Johannes Weytjens

Read multiple (parquet) files with pandas fast

Aug 4, 2021

Pandas is an excellent choice for handling datasets that meet the following conditions:

  • The dataset is stored in a single file.
  • The dataset fits within the available memory.

If these conditions are not met, additional packages may be necessary for efficient data processing. For datasets that do not fit in memory, libraries such as Dask and Modin provide out-of-memory processing and parallel loading capabilities, along with a pandas-inspired API.

These frameworks are well-suited for processing terabytes of data on large clusters but may be excessive for datasets that fit in memory but take a long time to load. Slow loading can occur when datasets are spread across multiple files that need to be concatenated. Moreover, these frameworks may not support the entire pandas API, depending on the specific analysis requirements.
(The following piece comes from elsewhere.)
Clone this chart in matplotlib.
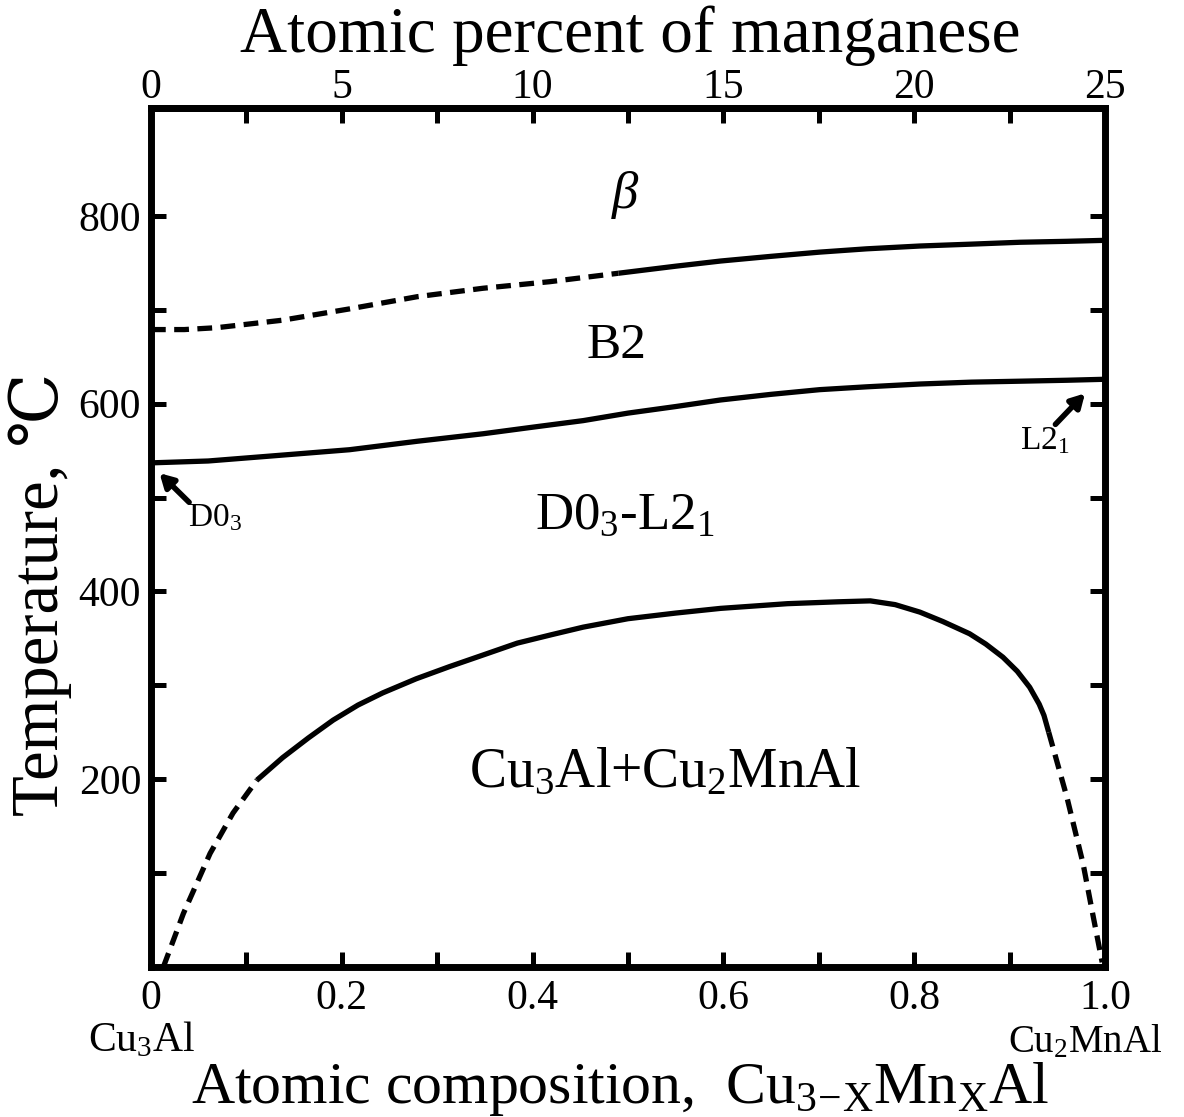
"""Cu3-xMnxAl pseudo-binary phase diagram (Cu3Al - Cu2MnAl section)."""
import matplotlib
matplotlib.use("Agg")
import matplotlib.pyplot as plt
from matplotlib.ticker import MultipleLocator, FixedLocator, FuncFormatter

# x = Mn content in Cu(3-x)Mn(x)Al, T in degC
BETA_B2_X_DASH = [0.0, 0.035, 0.069, 0.138, 0.208, 0.279, 0.348, 0.418, 0.49]
BETA_B2_T_DASH = [679, 679, 681, 689, 701, 714, 723, 730, 739]
BETA_B2_X_SOLID = [0.49, 0.55, 0.597, 0.65, 0.701, 0.75, 0.806, 0.86, 0.911, 0.96, 0.998]
BETA_B2_T_SOLID = [739, 746.5, 752, 757, 761.5, 765, 768, 770, 772, 773, 774]

B2_DO3_X = [0.0, 0.06, 0.122, 0.208, 0.279, 0.348, 0.40, 0.453, 0.50, 0.55, 0.597,
            0.65, 0.701, 0.75, 0.806, 0.86, 0.911, 0.96, 0.998]
B2_DO3_T = [537, 539, 544, 551, 560, 568, 575, 582, 590, 597, 604,
            610, 615, 618, 621, 623, 624, 625, 626]

DOME_X_DASH_L = [0.013, 0.034, 0.062, 0.086, 0.111]
DOME_T_DASH_L = [0, 57, 121, 164, 199]
DOME_X_SOLID = [0.111, 0.138, 0.165, 0.191, 0.217, 0.243, 0.278, 0.313, 0.35, 0.384, 0.42,
                0.453, 0.50, 0.55, 0.597, 0.667, 0.72, 0.754, 0.78, 0.806, 0.83, 0.858,
                0.875, 0.893, 0.908, 0.921, 0.931, 0.936, 0.941]
DOME_T_SOLID = [199, 223, 244, 263, 279, 292, 307, 320, 333, 345, 354,
                362, 371, 377, 382, 387, 389, 390, 386, 378, 368, 355,
                344, 330, 315, 298, 280, 268, 250]
DOME_X_DASH_R = [0.941, 0.960, 0.977, 0.987, 0.997]
DOME_T_DASH_R = [250, 181, 110, 57, 5]

REGION_LABELS = [  # (x, T, text, size)
    (0.497, 822, r"$\it{\beta}$", 38),
    (0.488, 662, "B2", 37),
    (0.497, 481, r"D0$_3$-L2$_1$", 38),
    (0.539, 206, r"Cu$_3$Al+Cu$_2$MnAl", 40),
]

plt.rcParams.update({
    "font.family": ["Liberation Serif", "DejaVu Serif", "DejaVu Sans"],
    "mathtext.fontset": "custom",
    "mathtext.rm": "Liberation Serif",
    "mathtext.it": "Liberation Serif:italic",
    "mathtext.bf": "Liberation Serif:bold",
})

fig = plt.figure(figsize=(11.84, 11.17), dpi=100)
ax = fig.add_axes([0.1275, 0.1343, 0.8058, 0.769])

LW = 3.8
dash = (0, (2.8, 1.6))
ax.plot(BETA_B2_X_DASH, BETA_B2_T_DASH, color="k", lw=LW, ls=dash, dash_capstyle="butt")
ax.plot(BETA_B2_X_SOLID, BETA_B2_T_SOLID, color="k", lw=LW, solid_capstyle="butt")
ax.plot(B2_DO3_X, B2_DO3_T, color="k", lw=LW, solid_capstyle="butt")
ax.plot(DOME_X_DASH_L, DOME_T_DASH_L, color="k", lw=LW, ls=dash, dash_capstyle="butt")
ax.plot(DOME_X_SOLID, DOME_T_SOLID, color="k", lw=LW, solid_capstyle="butt",
        solid_joinstyle="round")
ax.plot(DOME_X_DASH_R, DOME_T_DASH_R, color="k", lw=LW, ls=dash, dash_capstyle="butt")

for x, t, s, fs in REGION_LABELS:
    ax.text(x, t, s, fontsize=fs, ha="center", va="center")

arrow = dict(arrowstyle="-|>,head_length=0.8,head_width=0.45", lw=4, color="k",
             shrinkA=0, shrinkB=0)
ax.annotate("", xy=(0.009, 526), xytext=(0.040, 495), arrowprops=arrow)
ax.text(0.039, 479, r"D0$_3$", fontsize=24, ha="left", va="center")
ax.annotate("", xy=(0.979, 611), xytext=(0.948, 578), arrowprops=arrow)
ax.text(0.937, 561, r"L2$_1$", fontsize=24, ha="center", va="center")

ax.set_xlim(0, 1)
ax.set_ylim(0, 915)
ax.xaxis.set_major_locator(MultipleLocator(0.2))
ax.xaxis.set_minor_locator(MultipleLocator(0.1))
ax.xaxis.set_major_formatter(FuncFormatter(lambda v, _: "0" if abs(v) < 1e-9 else f"{v:.1f}"))
ax.yaxis.set_major_locator(FixedLocator([200, 400, 600, 800]))
ax.yaxis.set_minor_locator(FixedLocator([100, 300, 500, 700]))
ax.tick_params(which="both", direction="in", length=11, width=3.6, right=True, top=False,
               labelsize=30)
ax.tick_params(axis="x", pad=9)
ax.tick_params(axis="y", pad=7)
for sp in ax.spines.values():
    sp.set_linewidth(5)

top = ax.secondary_xaxis("top", functions=(lambda x: x * 25, lambda p: p / 25))
top.xaxis.set_major_locator(FixedLocator([0, 5, 10, 15, 20, 25]))
top.xaxis.set_minor_locator(FixedLocator([2.5, 7.5, 12.5, 17.5, 22.5]))
top.tick_params(which="both", direction="in", length=11, width=3.6, labelsize=30, pad=1)
top.spines["top"].set_linewidth(5)

trans = ax.get_xaxis_transform()
ax.text(-0.01, -0.086, r"Cu$_3$Al", transform=trans, fontsize=30, ha="center", va="center")
ax.text(0.979, -0.088, r"Cu$_2$MnAl", transform=trans, fontsize=28, ha="center", va="center")

fig.text(630 / 1184, 1 - 52 / 1117, "Atomic percent of manganese", fontsize=47,
         ha="center", va="baseline")
fig.text(620 / 1184, 1 - 1103 / 1117,
         r"Atomic composition,  Cu$_{\mathrm{3\!-\!X}}$Mn$_{\mathrm{X}}$Al",
         fontsize=43, ha="center", va="baseline")
fig.text(40 / 1184, 1 - 594 / 1117, "Temperature, ℃", fontsize=48, rotation=90,
         ha="center", va="center")

fig.savefig("out.png", dpi=100)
To accelerate pandas operations with larger datasets that do not fully benefit from Dask or Modin, consider using pandarallel for parallelizing both apply and groupby.apply. Additionally, parmap, a convenient wrapper around multiprocessing’s Pool, provides a parallel map function for tasks that can be divided into independent parts.

However, a parallel method for reading multiple files with pandas, regardless of file type, is still needed. The following function demonstrates how to read a dataset split across multiple parquet.gz files by loading individual files in parallel and concatenating them afterward. This approach can be adapted for other filetype supported by pandas.

The only requirements for this function are pandas, tqdm, and a multicore processor. The code utilizes Python’s built-in concurrent.futures module, and incorporates an optional tqdm progress bar and minor optimizations inspired by StackOverflow discussions to further improve performance.

from functools import partial

import pandas as pd
import pyarrow as pa
from tqdm.auto import tqdm
from tqdm.contrib.concurrent import process_map


def _read_parquet(filename, columns=None):
    """Wrapper to pass to a ProcessPoolExecutor to read parquet files as fast
    as possible. The PyArrow engine (v4.0.0) is faster than the fastparquet
    engine (v0.7.0) as it can read columns in parallel. Explicitly enable
    multithreaded column reading with `use_threads == true`.

    Parameters
    ----------
    filename : str
        Path of the parquet file to read.
    columns : list, default=None
        List of columns to read from the parquet file. If None, reads all columns.

    Returns
    -------
    pandas Dataframe
    """

    return pd.read_parquet(
        filename, columns=columns, engine="pyarrow", use_threads=True
    )


def read_parquet(
    files,
    columns=None,
    n_concurrent_files=8,
    n_concurrent_columns=4,
    show_progress=True,
    ignore_index=True,
    chunksize=None,
):
    """Read a single parquet file or a list of parquet files and return a pandas DataFrame. If `parallel==True`, it's on average 50% faster than `pd.read_parquet(..., engine="fastparquet")`. Limited benchmarks indicate that the default values for `n_concurrent_files` and `n_concurrent_columns` are the fastest combination on a 32 core CPU. `n_concurrent_files` * `n_concurrent_columns` <= the number of available cores.

    Parameters
    ----------
    files : list or str
        String with path or list of strings with paths of the parqiaet file(s) to be read.
    columns : list, default=None
        List of columns to read from the parquet file(s). If None, reads all columns.
    parallel : bool, default=True
        If True, reads both files and columns in parallel. If False, read the files serially while still reading the columns in parallel.
    n_concurrent_files : int, default=8
        Number of files to read in parallel.
    n_concurrent_columns : int, default=4
        Number of columns to read in parallel.
    show_progress : bool, default=True
        If True, shows a tqdm progress bar with the number of files that have already been read.
    ignore_index : bool, default=True
        If True, do not use the index values along the concatenation axis. The resulting axis will be labeled 0, ..., n-1. This is useful if you are concatenating objects where the concatention axis does not have meaningful indexing information.

    Returns
    ------
    pandas DataFrame
    """

    # ensure files is a list when reading a single file
    if isinstance(files, str):
        files = [files]

    # no need for more cpu's then files
    if len(files) < n_concurrent_files:
        n_concurrent_files = len(files)

    # no need for more workers than columns
    if columns:
        if len(columns) < n_concurrent_columns:
            n_concurrent_columns = len(columns)

    # set number of threads used for reading the columns of each parquet files
    pa.set_cpu_count(n_concurrent_columns)

    # read files
    _read_parquet_map = partial(_read_parquet, columns=columns)

    # don't construct a process pool for a single file
    if len(files) == 1:
        df = _read_parquet(files)
    else:
        dfs = process_map(
            _read_parquet_map,
            files,
            max_workers=n_concurrent_files,
            chunksize=chunksize,
            disabled=not show_progress,
        )

        # reduce the list of dataframes to a single dataframe
        df = pd.concat(dfs, ignore_index=ignore_index)

    return df